Starting with an observation: If $A$ were the center of $c$, then $H$ would be the pole of line $FG$ with respect to that circle. In that case, the fact that conics map to conics could be easily seen in an analytic description from the fact that a polar-to-pole transformation is only a matrix multiplication.
Maybe that is something we can show in general? I'm afraid my way of doing so has a lot of analytic brute-force aspects to it, so it might not be exactly what you were hoping for, but perhaps it can still be of some use.
Let's start by assuming, without loss of generality, that $c$ is the unit circle, i.e. in homogeneous coordinates $x^2+y^2-z^2=0$. Let's denote your line $FG$ as $g$, and pick generic homogeneous coordinates for it and for the point $A$:
$$
A=\begin{bmatrix}A_1\\A_2\\A_3\end{bmatrix}\qquad
g=\begin{bmatrix}g_1\\g_2\\g_3\end{bmatrix}
$$
The points where $g$ intersects $c$ I will call $G_{1,2}$; they correspond to your $F,G$.
$$
G_{1,2}=\begin{bmatrix}-g_1g_3\\-g_2g_3\\g_1^2+g_2^2\end{bmatrix}\pm
\lambda\begin{bmatrix}g_2\\-g_1\\0\end{bmatrix}\quad
\text{with }\lambda:=\sqrt{g_1^2+g_2^2-g_3^2}
$$
Now we need to construct $H$ from these $G_i$. Start by connecting $G_i$ to $A$ using a cross product. Take the point at infinity in the orthogonal direction by multiplying with
$$J:=\begin{bmatrix}1&0&0\\0&1&0\\0&0&0\end{bmatrix}$$
Connect that point at infinity with $G_i$ again to get the perpendicular line in that point.
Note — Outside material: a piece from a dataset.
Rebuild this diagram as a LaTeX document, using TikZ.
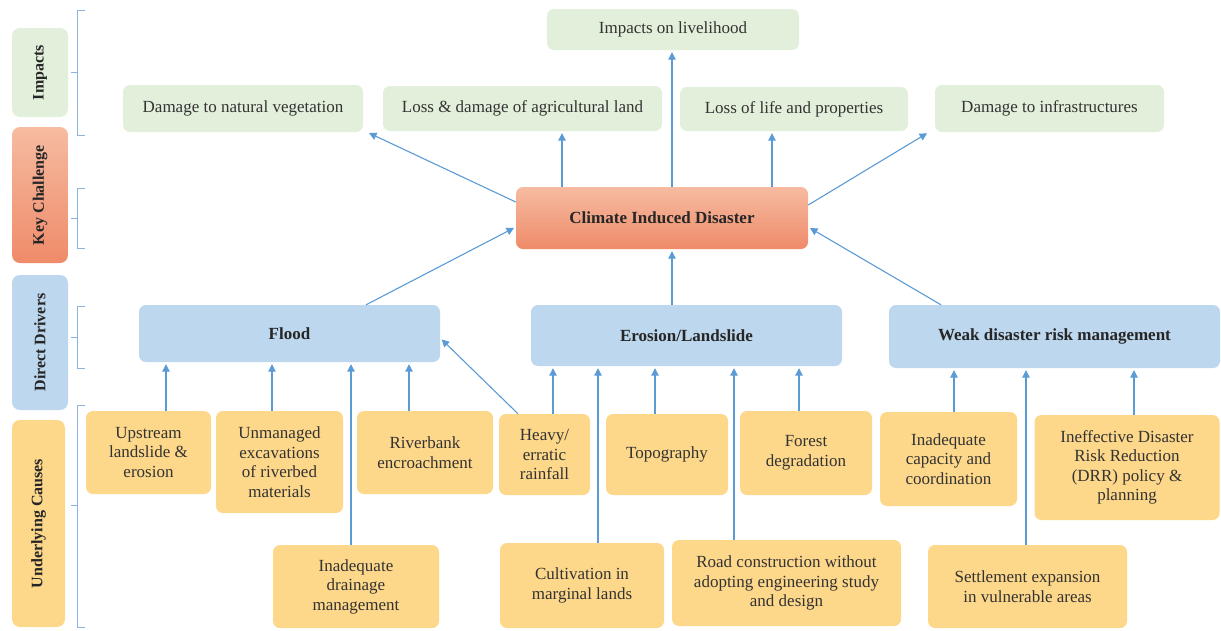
\documentclass[tikz,border=0pt]{standalone}
\usepackage{fontspec}
\setmainfont{Liberation Serif}
\usetikzlibrary{arrows.meta}
\definecolor{impfill}{HTML}{E2EFDA}
\definecolor{drvfill}{HTML}{BDD7EE}
\definecolor{causefill}{HTML}{FDD78A}
\definecolor{cidtop}{HTML}{F6BBA1}
\definecolor{cidbot}{HTML}{EF8B69}
\definecolor{arrcol}{HTML}{5B9BD5}
\definecolor{brkcol}{HTML}{8DB3E2}
\definecolor{txt}{HTML}{333333}
\tikzset{
  box/.style={rounded corners=7pt, align=center, text=txt, inner sep=2pt,
    font=\fontsize{17}{19.5}\selectfont},
  imp/.style={box, fill=impfill},
  drv/.style={box, fill=drvfill, font=\fontsize{17}{19.5}\selectfont\bfseries, text=black!85},
  cause/.style={box, fill=causefill},
  cidbox/.style={box, top color=cidtop, bottom color=cidbot,
    font=\fontsize{17}{19.5}\selectfont\bfseries, text=black!85},
  cat/.style={rounded corners=8pt, rotate=90, inner sep=0pt, text=black!85,
    font=\fontsize{16}{18}\selectfont\bfseries},
  arr/.style={draw=arrcol, line width=1.1pt, shorten >=2pt,
    -{Triangle[width=7.5pt,length=7.5pt]}},
  brk/.style={draw=brkcol, line width=1pt}
}
\begin{document}
\begin{tikzpicture}[x=1pt,y=-1pt]
\useasboundingbox (0,0) rectangle (1221,630);

% level labels on the left
\node[cat, fill=impfill, minimum width=89pt, minimum height=56pt] (cimp) at (40,72.5) {Impacts};
\node[cat, top color=cidtop, bottom color=cidbot, minimum width=136pt, minimum height=56pt] (ckey) at (40,195) {Key Challenge};
\node[cat, fill=drvfill, minimum width=135pt, minimum height=56pt] (cdrv) at (40,342.5) {Direct Drivers};
\node[cat, fill=causefill, minimum width=207pt, minimum height=53pt] (ccause) at (38.5,523.5) {Underlying Causes};

% brackets
\draw[brk] (85,10) -- (77,10) -- (77,135) -- (85,135) (77,72) -- (71,72);
\draw[brk] (85,188) -- (77,188) -- (77,248) -- (85,248) (77,218) -- (71,218);
\draw[brk] (85,306) -- (77,306) -- (77,368) -- (85,368) (77,337) -- (71,337);
\draw[brk] (85,405) -- (77,405) -- (77,627) -- (85,627) (77,505) -- (71,505);

% impacts
\node[imp, minimum width=240pt, minimum height=47pt] (veg) at (243,108.5) {Damage to natural vegetation};
\node[imp, minimum width=279pt, minimum height=45pt] (agr) at (522.5,108.5) {Loss \& damage of agricultural land};
\node[imp, minimum width=252pt, minimum height=41pt] (live) at (673,29.5) {Impacts on livelihood};
\node[imp, minimum width=228pt, minimum height=44pt] (life) at (794,109) {Loss of life and properties};
\node[imp, minimum width=229pt, minimum height=47pt] (infra) at (1049.5,108.5) {Damage to infrastructures};

% key challenge
\node[cidbox, minimum width=292pt, minimum height=62pt] (cid) at (662,218) {Climate Induced Disaster};

% direct drivers
\node[drv, minimum width=301pt, minimum height=57pt] (flood) at (289.5,333.5) {Flood};
\node[drv, minimum width=311pt, minimum height=61pt] (eros) at (686.5,335.5) {Erosion/Landslide};
\node[drv, minimum width=331pt, minimum height=63pt] (weak) at (1054.5,336.5) {Weak disaster risk management};

% underlying causes
\node[cause, minimum width=125pt, minimum height=83pt] (up) at (148.5,452.5) {Upstream\\landslide \&\\erosion};
\node[cause, minimum width=127pt, minimum height=102pt] (unm) at (279.5,462) {Unmanaged\\excavations\\of riverbed\\materials};
\node[cause, minimum width=136pt, minimum height=83pt] (rivb) at (425,452.5) {Riverbank\\encroachment};
\node[cause, minimum width=91pt, minimum height=81pt] (rain) at (544.5,454.5) {Heavy/\\erratic\\rainfall};
\node[cause, minimum width=122pt, minimum height=81pt] (topo) at (667,454.5) {Topography};
\node[cause, minimum width=132pt, minimum height=84pt] (forest) at (806,453) {Forest\\degradation};
\node[cause, minimum width=137pt, minimum height=94pt] (cap) at (948.5,459) {Inadequate\\capacity and\\coordination};
\node[cause, minimum width=185pt, minimum height=105pt] (drr) at (1127,467.5) {Ineffective Disaster\\Risk Reduction\\(DRR) policy \&\\planning};
\node[cause, minimum width=166pt, minimum height=83pt] (drain) at (356,586.5) {Inadequate\\drainage\\management};
\node[cause, minimum width=164pt, minimum height=85pt] (cult) at (582,585.5) {Cultivation in\\marginal lands};
\node[cause, minimum width=229pt, minimum height=86pt] (road) at (786.5,583) {Road construction without\\adopting engineering study\\and design};
\node[cause, minimum width=199pt, minimum height=83pt] (settle) at (1027.5,586.5) {Settlement expansion\\in vulnerable areas};

% disaster to impacts
\draw[arr] ([yshift=16pt]cid.west) -- ([xshift=4pt]veg.south east);
\draw[arr] (cid.north -| 562,0) -- (agr.south -| 562,0);
\draw[arr] (cid.north -| 672,0) -- (live.south -| 672,0);
\draw[arr] (cid.north -| 772,0) -- (life.south -| 772,0);
\draw[arr] ([yshift=13pt]cid.east) -- ([xshift=-6pt]infra.south west);

% drivers to disaster
\draw[arr] (flood.north -| 366,0) -- ([yshift=-9pt]cid.west);
\draw[arr] (eros.north -| 672,0) -- (cid.south -| 672,0);
\draw[arr] (weak.north -| 941,0) -- ([yshift=-9pt]cid.east);

% causes to flood
\draw[arr] (up.north -| 166,0) -- (flood.south -| 166,0);
\draw[arr] (unm.north -| 272,0) -- (flood.south -| 272,0);
\draw[arr] (drain.north -| 351,0) -- (flood.south -| 351,0);
\draw[arr] (rivb.north -| 409,0) -- (flood.south -| 409,0);
\draw[arr] (rain.north -| 518,0) -- ([yshift=-4.5pt]flood.east);

% causes to erosion/landslide
\draw[arr] (rain.north -| 553,0) -- (eros.south -| 553,0);
\draw[arr] (cult.north -| 598,0) -- (eros.south -| 598,0);
\draw[arr] (topo.north -| 655,0) -- (eros.south -| 655,0);
\draw[arr] (road.north -| 734,0) -- (eros.south -| 734,0);
\draw[arr] (forest.north -| 799,0) -- (eros.south -| 799,0);

% causes to weak disaster risk management
\draw[arr] (cap.north -| 954,0) -- (weak.south -| 954,0);
\draw[arr] (settle.north -| 1026,0) -- (weak.south -| 1026,0);
\draw[arr] (drr.north -| 1134,0) -- (weak.south -| 1134,0);
\end{tikzpicture}
\end{document}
And last intersect the two lines you obtained in this fashion. In formula:
\begin{align*}
h_i&=J(A\times G_i)\times G_i \\
H&=h_1\times h_2
\end{align*}
If you feed this to a computer algebra system of your choice, the result may look massive at first glance. But there is a lot of common factors in there. Specifically I was able to identify a common factor of
$$\mu:=2(g_1^2+g_2^2)^3\sqrt{g_1^2+g_2^2-g_3^2}$$
The fact that this term must not be zero can be seen as a non-degeneracy constraint, requiring your line to be neither a tangent to $c$ nor the line at infinity (or some other line with complex coordinates passing through one of the ideal circle points). You can cancel that factor (and remove the non-degeneracy constraint) since we are dealing with homogeneous coordinates. The result can then be expressed as
$$H=\mu Mg\sim Mg\quad\text{with }M:=\begin{bmatrix}
A_2^2-A_3^2 & -A_1A_2 & -A_1A_3 \\
-A_1A_2 & A_1^2-A_3^2 & -A_2A_3 \\
A_1A_3 & A_2A_3 & A_3^2
\end{bmatrix}$$
Remember that the above is w.l.o.g. assuming $c$ to be the unit circle. For other circles, the entries of $M$ would need to take your choice of circle into account.
So we can confirm that the map from $g$ to $H$ is a simple matrix multiplication. For the special case discussed initially, where $A$ is the center of the unit circle $c$ you get $A_1=A_2=0$ and $M$ becomes the matrix of the unit circle, which is exactly what you multiply with to convert polar to pole.
You can obtain $g$ from $K$ by multiplying with the primal matrix of $d$, so this shows that the map $K\to H$ is just a matrix multiplication as well and as such will preserve conic cross ratios, concluding one of your attempts for a solution.
And to be extra clear, here is how $M$ helps you to get one conic from the other. If you write $D_d$ as the dual matrix of conic $d$ (i.e. a line is tangent if the quadratic form becomes zero), and $P_e$ as the primal matrix of conic $e$ (i.e. a point is incident if the quadratic form becomes zero) then up to a scalar factor you get
$$
H^TP_eH = (Mg)^TP_e(Mg) = g^T(M^TP_eM)g = g^TD_dg \\
D_d = M^TP_eM\qquad P_e = (M^T)^{-1}D_dM^{-1}
$$
For non-degenerate conics you can use matrix inversion to convert between primal and dual representation of each conic.
Note that if $A_1^2+A_2^2-A_3^2=0$ or $A_3=0$ then $\det(M)=0$ so you would get a singular matrix which maps a non-degenerate conic $d$ to a degenerate conic $e$ in a way that can not be reversed. You might want to require $A$ to neither lie on $c$ nor on the line at infinity if you want to avoid this situation.